>> START SOURCE DATA

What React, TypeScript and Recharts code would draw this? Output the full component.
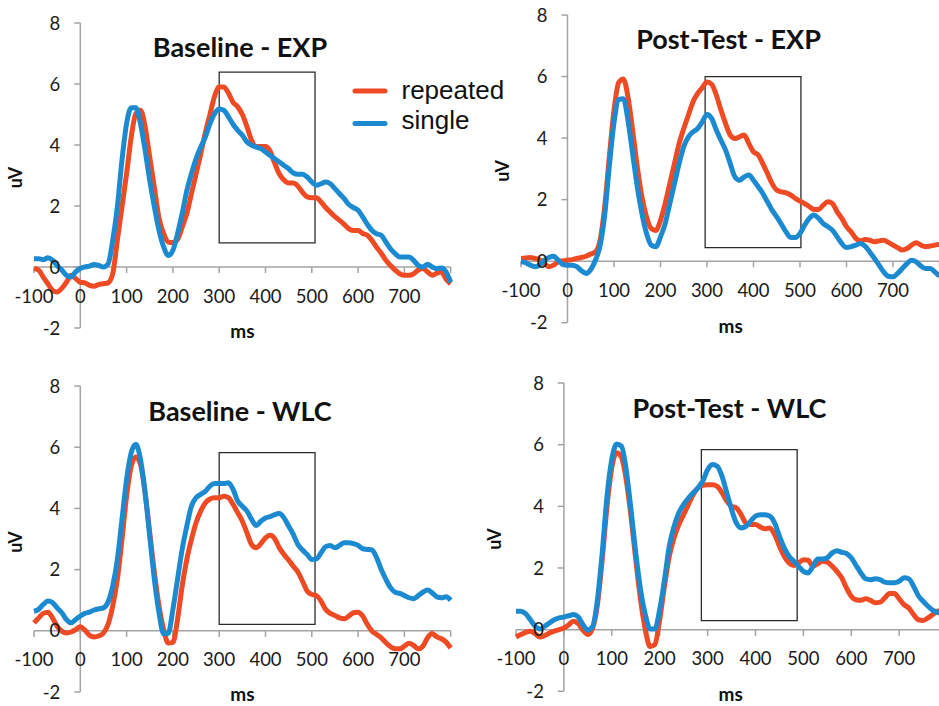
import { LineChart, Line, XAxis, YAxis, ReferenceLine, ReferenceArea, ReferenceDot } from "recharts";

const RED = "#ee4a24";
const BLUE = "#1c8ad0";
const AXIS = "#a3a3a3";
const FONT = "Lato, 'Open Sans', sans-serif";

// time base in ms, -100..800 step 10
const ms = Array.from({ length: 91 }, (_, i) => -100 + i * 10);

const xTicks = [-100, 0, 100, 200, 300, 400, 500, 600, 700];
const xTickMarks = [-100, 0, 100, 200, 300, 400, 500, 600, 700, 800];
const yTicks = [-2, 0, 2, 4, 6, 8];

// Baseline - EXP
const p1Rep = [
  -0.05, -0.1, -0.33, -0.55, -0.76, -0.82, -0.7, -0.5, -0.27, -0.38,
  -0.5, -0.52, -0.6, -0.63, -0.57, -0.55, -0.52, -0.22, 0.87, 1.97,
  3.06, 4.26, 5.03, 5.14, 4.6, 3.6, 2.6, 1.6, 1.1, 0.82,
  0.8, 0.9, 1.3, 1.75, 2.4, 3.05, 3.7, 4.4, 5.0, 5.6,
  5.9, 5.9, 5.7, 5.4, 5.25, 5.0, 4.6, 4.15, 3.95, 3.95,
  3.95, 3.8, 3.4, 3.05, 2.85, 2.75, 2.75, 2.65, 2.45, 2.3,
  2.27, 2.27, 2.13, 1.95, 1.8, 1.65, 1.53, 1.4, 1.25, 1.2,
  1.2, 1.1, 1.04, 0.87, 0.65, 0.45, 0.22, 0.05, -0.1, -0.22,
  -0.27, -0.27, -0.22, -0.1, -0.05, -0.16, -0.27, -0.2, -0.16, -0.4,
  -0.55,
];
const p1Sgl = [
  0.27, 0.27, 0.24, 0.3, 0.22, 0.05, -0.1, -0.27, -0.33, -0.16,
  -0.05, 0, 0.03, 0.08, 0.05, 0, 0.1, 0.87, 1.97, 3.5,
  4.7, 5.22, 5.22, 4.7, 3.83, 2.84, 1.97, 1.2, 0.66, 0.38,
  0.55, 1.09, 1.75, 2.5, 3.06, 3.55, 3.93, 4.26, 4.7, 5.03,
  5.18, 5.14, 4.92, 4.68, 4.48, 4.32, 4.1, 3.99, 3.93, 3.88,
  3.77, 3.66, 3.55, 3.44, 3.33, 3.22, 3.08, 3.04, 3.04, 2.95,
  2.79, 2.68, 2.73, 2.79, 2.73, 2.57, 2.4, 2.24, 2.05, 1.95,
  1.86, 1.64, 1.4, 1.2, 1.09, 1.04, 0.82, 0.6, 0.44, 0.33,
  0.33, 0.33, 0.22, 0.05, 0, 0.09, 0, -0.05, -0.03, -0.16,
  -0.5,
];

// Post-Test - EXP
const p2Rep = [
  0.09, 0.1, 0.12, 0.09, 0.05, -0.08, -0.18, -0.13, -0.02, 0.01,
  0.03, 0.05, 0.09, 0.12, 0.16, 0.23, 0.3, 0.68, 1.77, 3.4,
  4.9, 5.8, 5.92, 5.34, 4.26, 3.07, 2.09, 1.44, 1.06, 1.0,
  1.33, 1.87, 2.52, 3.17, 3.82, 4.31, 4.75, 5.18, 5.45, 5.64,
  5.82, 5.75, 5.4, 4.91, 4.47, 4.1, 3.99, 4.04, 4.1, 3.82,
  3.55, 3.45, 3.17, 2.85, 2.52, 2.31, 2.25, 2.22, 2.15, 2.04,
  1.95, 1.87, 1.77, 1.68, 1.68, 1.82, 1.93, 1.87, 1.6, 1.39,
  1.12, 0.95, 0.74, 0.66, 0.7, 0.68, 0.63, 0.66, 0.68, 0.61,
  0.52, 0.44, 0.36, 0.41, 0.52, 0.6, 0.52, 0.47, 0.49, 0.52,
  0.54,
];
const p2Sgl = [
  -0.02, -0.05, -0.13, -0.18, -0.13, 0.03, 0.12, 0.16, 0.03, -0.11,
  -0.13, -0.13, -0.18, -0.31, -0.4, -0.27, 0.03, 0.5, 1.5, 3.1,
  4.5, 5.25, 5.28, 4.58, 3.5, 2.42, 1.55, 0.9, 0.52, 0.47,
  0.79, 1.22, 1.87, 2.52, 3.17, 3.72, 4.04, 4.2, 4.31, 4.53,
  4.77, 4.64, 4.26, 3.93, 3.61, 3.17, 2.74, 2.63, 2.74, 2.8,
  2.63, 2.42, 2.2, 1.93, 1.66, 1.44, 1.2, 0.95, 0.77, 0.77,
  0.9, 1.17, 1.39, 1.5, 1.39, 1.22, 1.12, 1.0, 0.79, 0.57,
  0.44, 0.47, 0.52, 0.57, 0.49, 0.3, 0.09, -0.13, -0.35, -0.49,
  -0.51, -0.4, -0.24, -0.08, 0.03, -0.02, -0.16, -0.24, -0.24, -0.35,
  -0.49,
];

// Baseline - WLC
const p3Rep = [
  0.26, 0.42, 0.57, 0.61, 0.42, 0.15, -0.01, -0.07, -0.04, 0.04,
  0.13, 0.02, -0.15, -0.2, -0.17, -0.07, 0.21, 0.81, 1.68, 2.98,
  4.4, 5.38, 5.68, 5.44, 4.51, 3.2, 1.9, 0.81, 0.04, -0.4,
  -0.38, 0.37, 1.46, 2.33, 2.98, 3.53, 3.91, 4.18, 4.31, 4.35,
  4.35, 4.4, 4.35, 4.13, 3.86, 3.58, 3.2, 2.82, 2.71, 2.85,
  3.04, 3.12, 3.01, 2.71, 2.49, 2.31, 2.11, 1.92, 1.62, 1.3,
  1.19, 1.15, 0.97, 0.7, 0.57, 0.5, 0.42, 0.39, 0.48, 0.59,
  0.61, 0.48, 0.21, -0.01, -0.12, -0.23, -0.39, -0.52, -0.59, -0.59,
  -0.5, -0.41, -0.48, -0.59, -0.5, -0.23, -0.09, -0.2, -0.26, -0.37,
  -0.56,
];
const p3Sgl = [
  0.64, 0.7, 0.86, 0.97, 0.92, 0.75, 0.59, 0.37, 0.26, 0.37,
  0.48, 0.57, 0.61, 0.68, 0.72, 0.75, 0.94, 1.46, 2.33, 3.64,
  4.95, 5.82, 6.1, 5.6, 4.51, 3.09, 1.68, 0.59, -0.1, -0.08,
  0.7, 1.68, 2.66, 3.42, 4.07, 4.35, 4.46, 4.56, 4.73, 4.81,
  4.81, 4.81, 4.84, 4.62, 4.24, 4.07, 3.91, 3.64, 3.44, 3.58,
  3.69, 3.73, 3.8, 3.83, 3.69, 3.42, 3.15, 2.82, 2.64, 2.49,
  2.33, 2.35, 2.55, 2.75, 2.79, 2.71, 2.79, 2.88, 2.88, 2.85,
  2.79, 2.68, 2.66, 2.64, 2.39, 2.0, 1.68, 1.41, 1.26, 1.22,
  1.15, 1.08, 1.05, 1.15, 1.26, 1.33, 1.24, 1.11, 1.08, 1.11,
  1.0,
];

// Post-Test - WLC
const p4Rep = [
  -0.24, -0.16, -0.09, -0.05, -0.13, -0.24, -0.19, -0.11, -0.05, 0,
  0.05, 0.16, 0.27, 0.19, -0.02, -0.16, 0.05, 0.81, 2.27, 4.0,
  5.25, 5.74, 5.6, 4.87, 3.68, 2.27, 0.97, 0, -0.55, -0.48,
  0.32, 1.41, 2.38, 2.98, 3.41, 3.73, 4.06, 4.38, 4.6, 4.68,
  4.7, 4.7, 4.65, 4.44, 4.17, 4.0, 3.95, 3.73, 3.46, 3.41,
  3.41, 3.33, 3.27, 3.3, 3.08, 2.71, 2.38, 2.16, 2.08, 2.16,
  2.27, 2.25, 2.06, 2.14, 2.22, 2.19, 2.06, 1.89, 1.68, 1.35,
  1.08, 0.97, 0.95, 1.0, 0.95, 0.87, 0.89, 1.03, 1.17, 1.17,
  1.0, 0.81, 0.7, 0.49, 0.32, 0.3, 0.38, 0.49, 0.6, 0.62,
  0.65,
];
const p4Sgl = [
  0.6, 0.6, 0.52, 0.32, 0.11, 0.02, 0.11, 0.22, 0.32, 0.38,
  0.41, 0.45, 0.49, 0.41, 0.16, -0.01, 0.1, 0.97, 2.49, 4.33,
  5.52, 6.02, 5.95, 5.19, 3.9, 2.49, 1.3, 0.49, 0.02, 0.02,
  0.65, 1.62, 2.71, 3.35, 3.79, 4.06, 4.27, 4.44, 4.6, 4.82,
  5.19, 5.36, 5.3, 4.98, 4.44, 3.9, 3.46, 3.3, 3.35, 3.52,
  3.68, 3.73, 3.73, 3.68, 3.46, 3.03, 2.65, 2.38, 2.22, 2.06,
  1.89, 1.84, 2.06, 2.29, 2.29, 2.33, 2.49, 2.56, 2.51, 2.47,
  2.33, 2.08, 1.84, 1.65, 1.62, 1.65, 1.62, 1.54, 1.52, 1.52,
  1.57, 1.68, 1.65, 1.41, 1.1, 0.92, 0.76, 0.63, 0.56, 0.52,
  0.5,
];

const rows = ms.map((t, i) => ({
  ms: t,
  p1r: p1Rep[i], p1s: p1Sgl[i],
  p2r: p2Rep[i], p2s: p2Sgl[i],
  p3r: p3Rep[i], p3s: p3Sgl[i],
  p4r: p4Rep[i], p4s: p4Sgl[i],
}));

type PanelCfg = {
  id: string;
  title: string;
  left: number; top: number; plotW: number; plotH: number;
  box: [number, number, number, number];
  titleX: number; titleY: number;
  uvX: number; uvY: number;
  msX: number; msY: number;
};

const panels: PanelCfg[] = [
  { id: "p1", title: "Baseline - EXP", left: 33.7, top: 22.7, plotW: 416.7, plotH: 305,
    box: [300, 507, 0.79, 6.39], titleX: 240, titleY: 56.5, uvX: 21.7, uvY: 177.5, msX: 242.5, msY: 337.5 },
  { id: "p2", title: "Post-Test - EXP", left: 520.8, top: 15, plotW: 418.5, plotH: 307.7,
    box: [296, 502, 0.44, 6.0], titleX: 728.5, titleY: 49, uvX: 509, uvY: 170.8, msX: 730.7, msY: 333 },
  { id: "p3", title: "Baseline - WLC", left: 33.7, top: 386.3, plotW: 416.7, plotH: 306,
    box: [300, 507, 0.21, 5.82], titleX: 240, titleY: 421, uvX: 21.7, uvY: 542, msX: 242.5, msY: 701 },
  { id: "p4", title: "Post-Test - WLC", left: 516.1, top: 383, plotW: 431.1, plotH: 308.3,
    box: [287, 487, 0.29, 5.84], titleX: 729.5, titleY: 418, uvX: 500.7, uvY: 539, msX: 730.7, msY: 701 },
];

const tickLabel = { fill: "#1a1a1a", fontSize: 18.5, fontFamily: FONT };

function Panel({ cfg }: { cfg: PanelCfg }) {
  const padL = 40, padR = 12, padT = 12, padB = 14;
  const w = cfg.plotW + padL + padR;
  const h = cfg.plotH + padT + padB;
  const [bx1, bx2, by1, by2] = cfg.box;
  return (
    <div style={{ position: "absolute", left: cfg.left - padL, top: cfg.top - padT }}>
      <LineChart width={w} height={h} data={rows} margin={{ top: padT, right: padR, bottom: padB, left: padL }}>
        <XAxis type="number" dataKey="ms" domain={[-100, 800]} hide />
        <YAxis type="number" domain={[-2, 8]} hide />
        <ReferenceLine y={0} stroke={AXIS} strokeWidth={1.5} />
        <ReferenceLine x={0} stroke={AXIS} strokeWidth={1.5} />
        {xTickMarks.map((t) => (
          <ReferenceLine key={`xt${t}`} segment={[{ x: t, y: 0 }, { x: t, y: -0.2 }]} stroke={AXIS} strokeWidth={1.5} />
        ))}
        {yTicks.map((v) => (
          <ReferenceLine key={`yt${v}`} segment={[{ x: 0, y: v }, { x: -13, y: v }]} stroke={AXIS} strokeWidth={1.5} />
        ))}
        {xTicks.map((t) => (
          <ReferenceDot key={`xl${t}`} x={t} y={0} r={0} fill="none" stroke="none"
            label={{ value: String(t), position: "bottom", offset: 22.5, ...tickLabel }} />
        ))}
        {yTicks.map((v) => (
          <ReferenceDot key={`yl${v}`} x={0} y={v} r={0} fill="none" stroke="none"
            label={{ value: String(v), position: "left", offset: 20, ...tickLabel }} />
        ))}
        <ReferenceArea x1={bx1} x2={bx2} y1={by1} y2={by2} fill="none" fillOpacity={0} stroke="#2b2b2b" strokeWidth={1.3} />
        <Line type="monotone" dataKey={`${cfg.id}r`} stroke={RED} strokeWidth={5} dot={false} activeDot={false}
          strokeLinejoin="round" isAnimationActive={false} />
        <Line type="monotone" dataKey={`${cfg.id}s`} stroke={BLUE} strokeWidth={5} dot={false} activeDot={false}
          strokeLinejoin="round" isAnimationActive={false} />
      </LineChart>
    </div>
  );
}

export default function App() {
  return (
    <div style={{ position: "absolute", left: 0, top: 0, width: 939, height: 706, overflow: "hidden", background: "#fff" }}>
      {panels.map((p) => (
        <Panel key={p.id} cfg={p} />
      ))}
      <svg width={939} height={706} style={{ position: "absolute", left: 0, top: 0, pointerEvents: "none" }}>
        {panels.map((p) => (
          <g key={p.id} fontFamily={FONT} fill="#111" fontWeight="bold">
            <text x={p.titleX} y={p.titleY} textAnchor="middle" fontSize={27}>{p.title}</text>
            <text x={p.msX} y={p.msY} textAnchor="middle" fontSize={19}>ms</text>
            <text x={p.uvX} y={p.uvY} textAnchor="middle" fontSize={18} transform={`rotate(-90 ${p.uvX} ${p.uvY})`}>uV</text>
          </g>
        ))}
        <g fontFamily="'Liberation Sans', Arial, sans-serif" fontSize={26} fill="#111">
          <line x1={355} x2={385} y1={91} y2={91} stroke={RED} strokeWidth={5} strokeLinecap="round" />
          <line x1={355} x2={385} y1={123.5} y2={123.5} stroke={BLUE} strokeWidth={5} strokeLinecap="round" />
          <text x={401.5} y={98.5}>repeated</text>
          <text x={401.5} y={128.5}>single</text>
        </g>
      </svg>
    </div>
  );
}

>> END SOURCE DATA

> [DIRECTIONS]:
Copy nothing but the lines from the top of the data down to the line containing "const yTicks = [-2, 0, 2, 4, 6, 8];", and leave the pictures out.

> [PROBLEM SOLUTION]:
What React, TypeScript and Recharts code would draw this? Output the full component.
import { LineChart, Line, XAxis, YAxis, ReferenceLine, ReferenceArea, ReferenceDot } from "recharts";

const RED = "#ee4a24";
const BLUE = "#1c8ad0";
const AXIS = "#a3a3a3";
const FONT = "Lato, 'Open Sans', sans-serif";

// time base in ms, -100..800 step 10
const ms = Array.from({ length: 91 }, (_, i) => -100 + i * 10);

const xTicks = [-100, 0, 100, 200, 300, 400, 500, 600, 700];
const xTickMarks = [-100, 0, 100, 200, 300, 400, 500, 600, 700, 800];
const yTicks = [-2, 0, 2, 4, 6, 8];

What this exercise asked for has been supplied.